WHAT THE TASK REQUIRES -
Check each line for the word "this" and give how many have it. Say nothing else.

STORED RECORDS -
--- START ---
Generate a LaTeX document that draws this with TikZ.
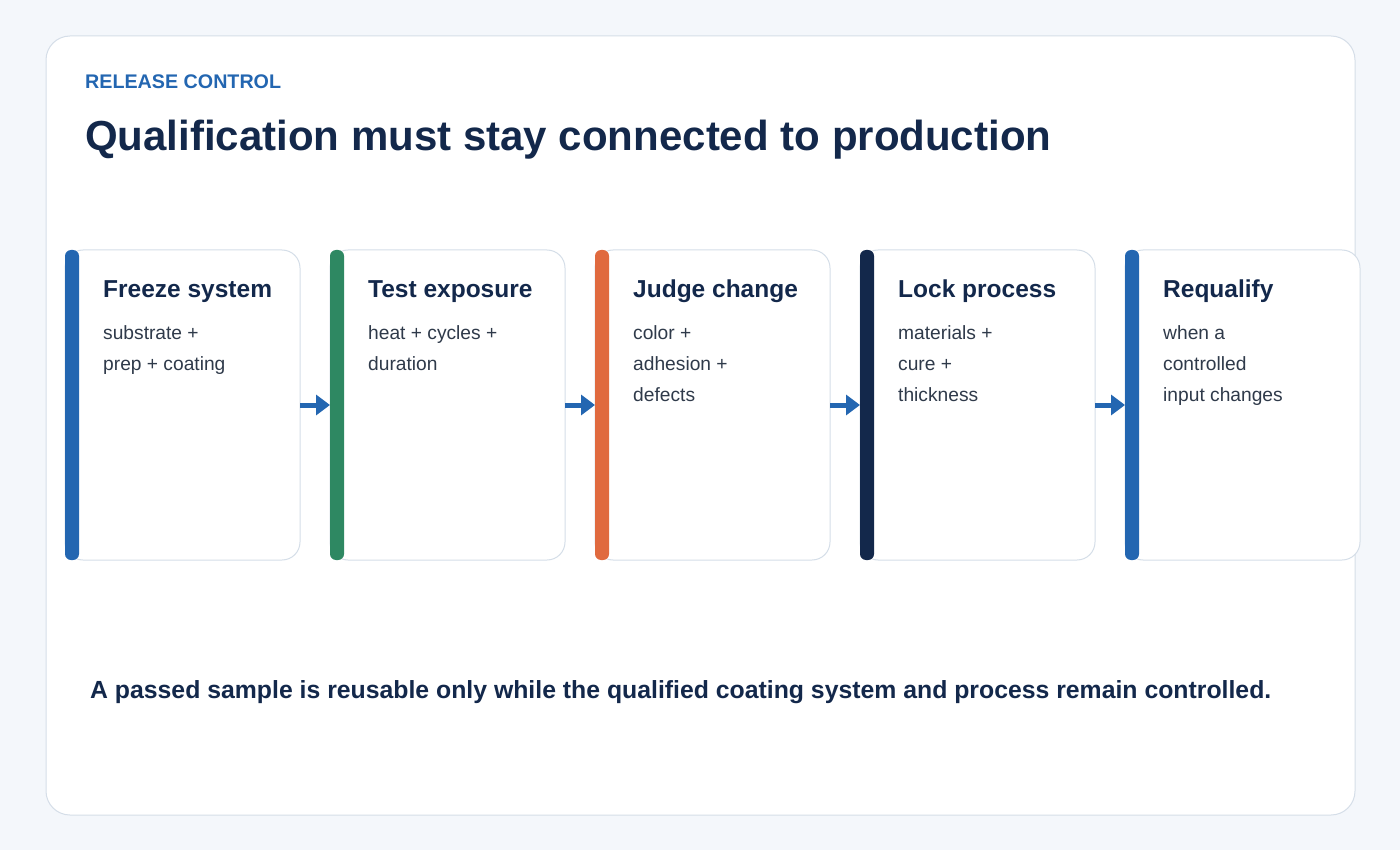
--- END ---
--- START ---
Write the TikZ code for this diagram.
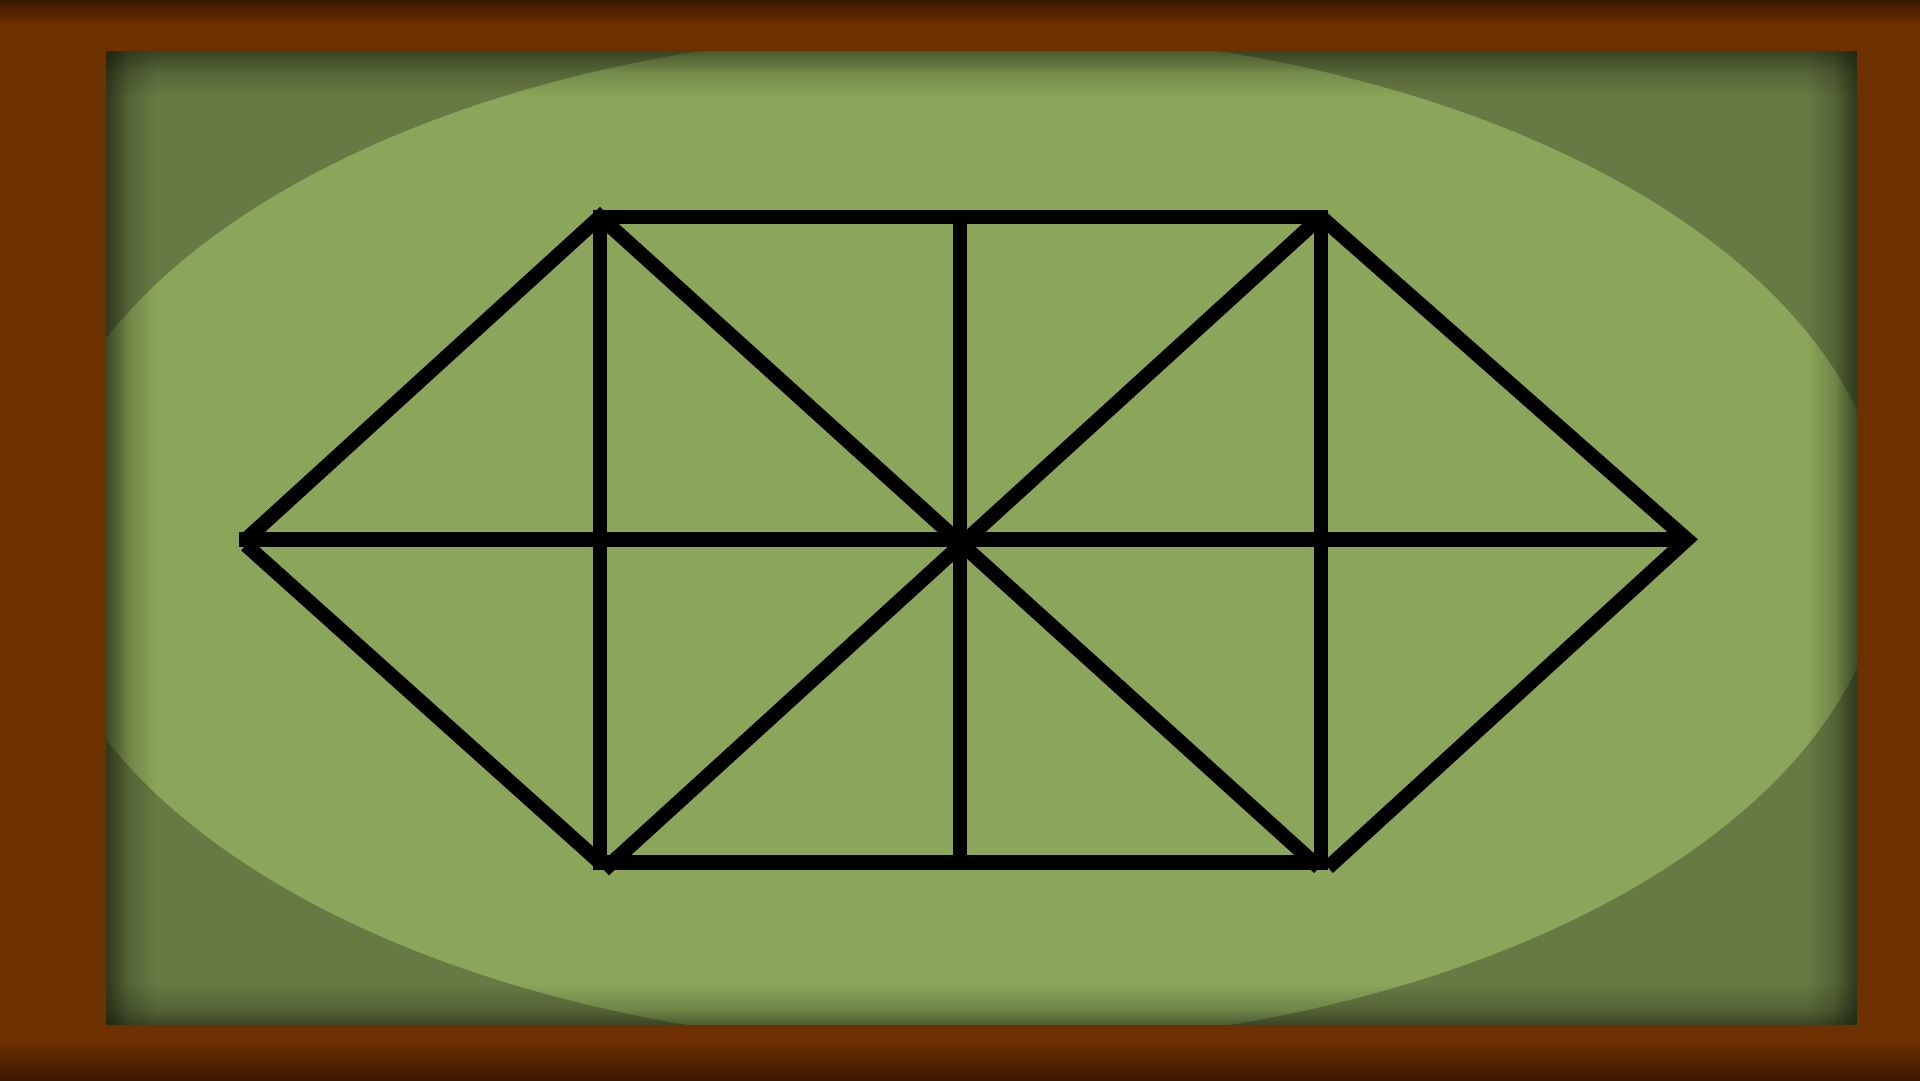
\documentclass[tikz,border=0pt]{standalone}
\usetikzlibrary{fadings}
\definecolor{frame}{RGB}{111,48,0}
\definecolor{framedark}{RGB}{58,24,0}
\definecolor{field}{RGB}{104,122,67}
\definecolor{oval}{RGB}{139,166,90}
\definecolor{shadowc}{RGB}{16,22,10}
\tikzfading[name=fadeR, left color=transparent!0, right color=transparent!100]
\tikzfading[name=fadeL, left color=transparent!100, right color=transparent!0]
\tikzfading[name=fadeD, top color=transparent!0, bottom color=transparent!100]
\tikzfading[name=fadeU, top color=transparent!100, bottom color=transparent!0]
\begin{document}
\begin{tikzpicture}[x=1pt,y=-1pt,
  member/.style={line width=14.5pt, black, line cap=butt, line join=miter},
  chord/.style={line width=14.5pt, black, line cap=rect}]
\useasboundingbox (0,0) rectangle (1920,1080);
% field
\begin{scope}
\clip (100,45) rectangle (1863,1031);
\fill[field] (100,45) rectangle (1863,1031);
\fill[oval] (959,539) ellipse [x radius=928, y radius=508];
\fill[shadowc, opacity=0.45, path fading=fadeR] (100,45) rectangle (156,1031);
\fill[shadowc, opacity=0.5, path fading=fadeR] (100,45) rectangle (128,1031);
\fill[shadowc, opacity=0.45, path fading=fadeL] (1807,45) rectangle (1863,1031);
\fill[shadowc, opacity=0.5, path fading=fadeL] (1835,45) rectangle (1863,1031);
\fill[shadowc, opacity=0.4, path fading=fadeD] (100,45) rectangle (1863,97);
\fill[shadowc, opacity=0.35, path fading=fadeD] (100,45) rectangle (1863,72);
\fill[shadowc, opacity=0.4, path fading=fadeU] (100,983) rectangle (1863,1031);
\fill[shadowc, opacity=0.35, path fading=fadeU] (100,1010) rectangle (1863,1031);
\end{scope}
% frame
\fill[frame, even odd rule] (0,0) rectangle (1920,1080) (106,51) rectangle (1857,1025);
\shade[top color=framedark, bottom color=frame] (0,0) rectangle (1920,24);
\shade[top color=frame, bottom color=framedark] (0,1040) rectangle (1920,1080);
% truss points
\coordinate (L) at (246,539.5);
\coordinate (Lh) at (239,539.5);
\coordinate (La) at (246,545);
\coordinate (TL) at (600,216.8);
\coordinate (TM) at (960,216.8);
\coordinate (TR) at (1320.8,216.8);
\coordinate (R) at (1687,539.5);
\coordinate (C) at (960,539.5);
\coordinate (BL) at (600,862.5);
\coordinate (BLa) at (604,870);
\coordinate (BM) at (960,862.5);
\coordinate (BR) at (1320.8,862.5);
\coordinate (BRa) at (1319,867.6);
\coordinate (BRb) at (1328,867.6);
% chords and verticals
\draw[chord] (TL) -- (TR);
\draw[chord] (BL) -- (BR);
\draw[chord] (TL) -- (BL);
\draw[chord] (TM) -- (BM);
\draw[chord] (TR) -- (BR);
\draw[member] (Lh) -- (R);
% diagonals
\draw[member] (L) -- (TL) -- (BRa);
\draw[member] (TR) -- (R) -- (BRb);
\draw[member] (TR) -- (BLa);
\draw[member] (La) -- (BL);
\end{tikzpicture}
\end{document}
--- END ---
REPLY TO THE TASK -
2